# H2O and go (available in HD)



## kawboy1 (Aug 25, 2010)

Bit of fun putting the Brute through its paces!


----------



## filthyredneck (Feb 10, 2010)

Like the vid man.... I remember my SRA days.... kinda miss em. I forgot how much fun I used to have back then. Wish I had one now along with my 750 so that I'd have a good trail bike. Keep doin' what you and keep sharin them vids & pics with us...


----------



## kawboy1 (Aug 25, 2010)

Thanks man!
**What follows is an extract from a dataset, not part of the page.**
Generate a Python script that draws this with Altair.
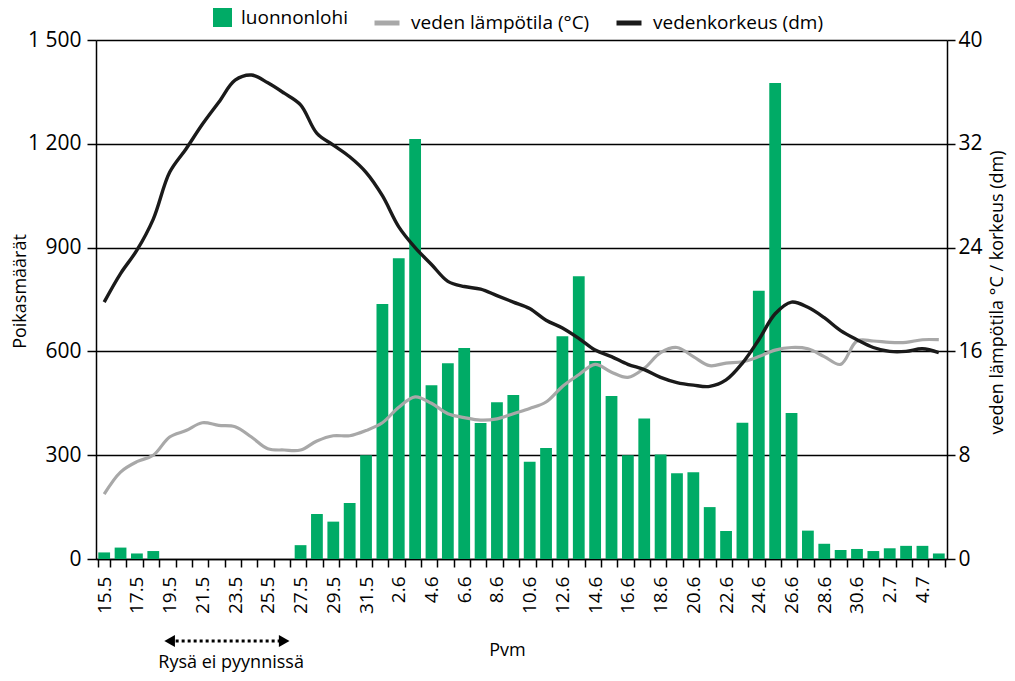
import altair as alt
import pandas as pd

pvm = ["15.5", "16.5", "17.5", "18.5", "19.5", "20.5", "21.5", "22.5", "23.5", "24.5",
       "25.5", "26.5", "27.5", "28.5", "29.5", "30.5", "31.5",
       "1.6", "2.6", "3.6", "4.6", "5.6", "6.6", "7.6", "8.6", "9.6", "10.6",
       "11.6", "12.6", "13.6", "14.6", "15.6", "16.6", "17.6", "18.6", "19.6", "20.6",
       "21.6", "22.6", "23.6", "24.6", "25.6", "26.6", "27.6", "28.6", "29.6", "30.6",
       "1.7", "2.7", "3.7", "4.7", "5.7"]

luonnonlohi = [19, 33, 16, 23, None, None, None, None, None, None,
               None, None, 40, 130, 108, 162, 300,
               737, 869, 1214, 502, 566, 610, 393, 453, 474, 281,
               321, 644, 817, 572, 471, 300, 406, 302, 248, 251,
               150, 81, 394, 775, 1376, 422, 82, 44, 26, 29,
               23, 31, 38, 38, 16]

lampotila = [5.0, 6.7, 7.5, 8.0, 9.4, 9.9, 10.5, 10.3, 10.2, 9.4,
             8.5, 8.4, 8.4, 9.1, 9.5, 9.5, 9.9,
             10.5, 11.7, 12.5, 12.0, 11.2, 10.9, 10.7, 10.8, 11.2, 11.6,
             12.1, 13.3, 14.2, 15.0, 14.4, 14.0, 14.7, 15.9, 16.3, 15.6,
             14.9, 15.1, 15.2, 15.6, 16.1, 16.3, 16.2, 15.6, 15.0, 16.8,
             16.8, 16.7, 16.7, 16.9, 16.9]

korkeus = [19.8, 22.0, 23.8, 26.2, 29.8, 31.6, 33.5, 35.2, 36.9, 37.3,
           36.7, 35.9, 35.0, 32.8, 31.9, 31.0, 29.8,
           28.0, 25.6, 24.0, 22.7, 21.4, 21.0, 20.8, 20.3, 19.8, 19.3,
           18.4, 17.8, 17.0, 16.1, 15.6, 15.0, 14.6, 14.0, 13.6, 13.4,
           13.3, 13.8, 15.1, 16.9, 18.9, 19.8, 19.4, 18.6, 17.6, 16.9,
           16.3, 16.0, 16.0, 16.2, 15.9]

left_ticks = [0, 300, 600, 900, 1200, 1500]
right_ticks = [0, 8, 16, 24, 32, 40]

LOHI = "luonnonlohi"
TEMP = "veden lämpötila (°C)"
LEVEL = "vedenkorkeus (dm)"

arrow_df = pd.DataFrame({"pvm": ["19.5", "26.5"], "dir": ["l", "r"]})
note_df = pd.DataFrame({"pvm": ["23.5"], "txt": ["Rysä ei pyynnissä"]})

df = pd.DataFrame({"pvm": pvm, "lohi": luonnonlohi, "temp": lampotila, "level": korkeus})

FONT = "Open Sans"
GREEN = "#00AB66"
GREY = "#A8A8A8"
BLACK = "#1A1A1A"

label_expr = ("(split(datum.value, '.')[1] == '5' ? "
              "parseInt(split(datum.value, '.')[0]) % 2 == 1 : "
              "parseInt(split(datum.value, '.')[0]) % 2 == 0) ? datum.value : ''")

x_axis = alt.Axis(labelAngle=270, labelExpr=label_expr, labelOverlap=False,
                  tickBand="extent", tickSize=8, tickWidth=1.5, labelPadding=9,
                  labelFontSize=19, titleFontSize=18, titleFontWeight="normal",
                  titleX=411, titleY=91, titleBaseline="middle",
                  domainColor="black", domainWidth=1.5, tickColor="black",
                  labelColor="black", titleColor="black", grid=False)


def x_enc():
    return alt.X("pvm:N", sort=pvm, title="Pvm",
                 scale=alt.Scale(paddingInner=0.28, paddingOuter=0.14),
                 axis=x_axis)


left_axis = alt.Axis(values=left_ticks, grid=True, gridColor="black", gridWidth=1.6,
                     tickSize=9, tickWidth=1.5, labelPadding=6, labelFontSize=21,
                     labelColor="black",
                     labelExpr="replace(format(datum.value, ','), ',', ' ')",
                     titleFontSize=18, titleFontWeight="normal", titleColor="black",
                     titleAngle=270, titleX=-76, titleY=251,
                     titleAlign="center", titleBaseline="middle",
                     domainColor="black", domainWidth=1.5, tickColor="black")

right_axis = alt.Axis(orient="right", values=right_ticks, grid=False,
                      tickSize=8, tickWidth=1.5, labelPadding=3, labelFontSize=21,
                      labelColor="black",
                      titleFontSize=18, titleFontWeight="normal", titleColor="black",
                      titleAngle=270, titleX=50, titleY=252,
                      titleAlign="center", titleBaseline="middle",
                      domainColor="black", domainWidth=1.5, tickColor="black")

bars = alt.Chart(df).transform_calculate(
    sarja=f"'{LOHI}'"
).mark_bar().encode(
    x=x_enc(),
    y=alt.Y("lohi:Q", title="Poikasmäärät",
            scale=alt.Scale(domain=[0, 1500], nice=False), axis=left_axis),
    fill=alt.Fill("sarja:N", scale=alt.Scale(domain=[LOHI], range=[GREEN]),
                  legend=alt.Legend(title=None, orient="none", legendX=117, legendY=-32,
                                    direction="horizontal", symbolType="square",
                                    symbolSize=361, symbolStrokeWidth=0,
                                    labelFontSize=19, labelColor="black", labelOffset=9,
                                    labelLimit=400)),
)

stroke_scale = alt.Scale(domain=[TEMP, LEVEL], range=[GREY, BLACK])
stroke_legend = alt.Legend(title=None, orient="none", legendX=276, legendY=-32,
                           direction="horizontal", symbolType="stroke", symbolSize=625,
                           symbolStrokeWidth=5, labelFontSize=19, labelColor="black",
                           labelOffset=9, columnPadding=16, labelLimit=400)

temp_line = alt.Chart(df).transform_calculate(
    sarja=f"'{TEMP}'"
).mark_line(strokeWidth=3.2, interpolate="catmull-rom").encode(
    x=x_enc(),
    y=alt.Y("temp:Q", title="veden lämpötila °C / korkeus (dm)",
            scale=alt.Scale(domain=[0, 40], nice=False), axis=right_axis),
    stroke=alt.Stroke("sarja:N", scale=stroke_scale, legend=stroke_legend),
)

level_line = alt.Chart(df).transform_calculate(
    sarja=f"'{LEVEL}'"
).mark_line(strokeWidth=3.4, interpolate="catmull-rom").encode(
    x=x_enc(),
    y=alt.Y("level:Q", title="veden lämpötila °C / korkeus (dm)",
            scale=alt.Scale(domain=[0, 40], nice=False), axis=right_axis),
    stroke=alt.Stroke("sarja:N", scale=stroke_scale, legend=stroke_legend),
)

lines = alt.layer(temp_line, level_line)

arrow_line = alt.Chart(arrow_df).mark_line(
    strokeWidth=3, strokeDash=[3, 3], color="black"
).encode(x=x_enc(), y=alt.value(601))

arrow_heads = alt.Chart(arrow_df).mark_point(
    filled=True, size=150, color="black", opacity=1
).encode(
    x=x_enc(), y=alt.value(601),
    shape=alt.Shape("dir:N", scale=alt.Scale(domain=["l", "r"],
                                             range=["triangle-left", "triangle-right"]),
                    legend=None),
)

note = alt.Chart(note_df).mark_text(
    fontSize=18, color="black", font=FONT, dx=-4, baseline="alphabetic"
).encode(x=x_enc(), y=alt.value(628), text="txt:N")

chart = alt.layer(
    bars, lines, arrow_line, arrow_heads, note
).resolve_scale(
    y="independent"
).properties(
    width=851, height=519,
    padding={"left": 88, "top": 32, "right": 60, "bottom": 114},
    autosize=alt.AutoSizeParams(type="none"),
).configure(
    font=FONT
).configure_view(
    strokeWidth=0
)

chart.save("out.html", embed_options={"renderer": "svg", "actions": False})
Lovin the sra....just wish Kawie made one in the 800cc flavour lol.


----------



## Polaris425 (Dec 16, 2004)

Nice!


----------



## swampthing (May 2, 2010)

cool vid man, that Brute's takin it like a champ.


----------



## fstang24 (Jan 9, 2010)

awesome video kawboy1


----------



## NMKawierider (Apr 11, 2009)

Nice work. Looks like fun.


----------



## dirtydog (Nov 11, 2009)

let her eat man ! good vid


----------



## kawboy1 (Aug 25, 2010)

Thanks guys!


----------



## drtj (May 3, 2009)

good video!! makes me kinda miss my sra


----------



## Eight (Mar 24, 2010)

Nice vid, always fun to slide around on a sra.


----------



## kawboy1 (Aug 25, 2010)

Thanks....and yes it is!


----------



## 650Brute (Dec 18, 2008)

Eight said:


> Nice vid, always fun to slide around on a sra.


:rockn: I agree


----------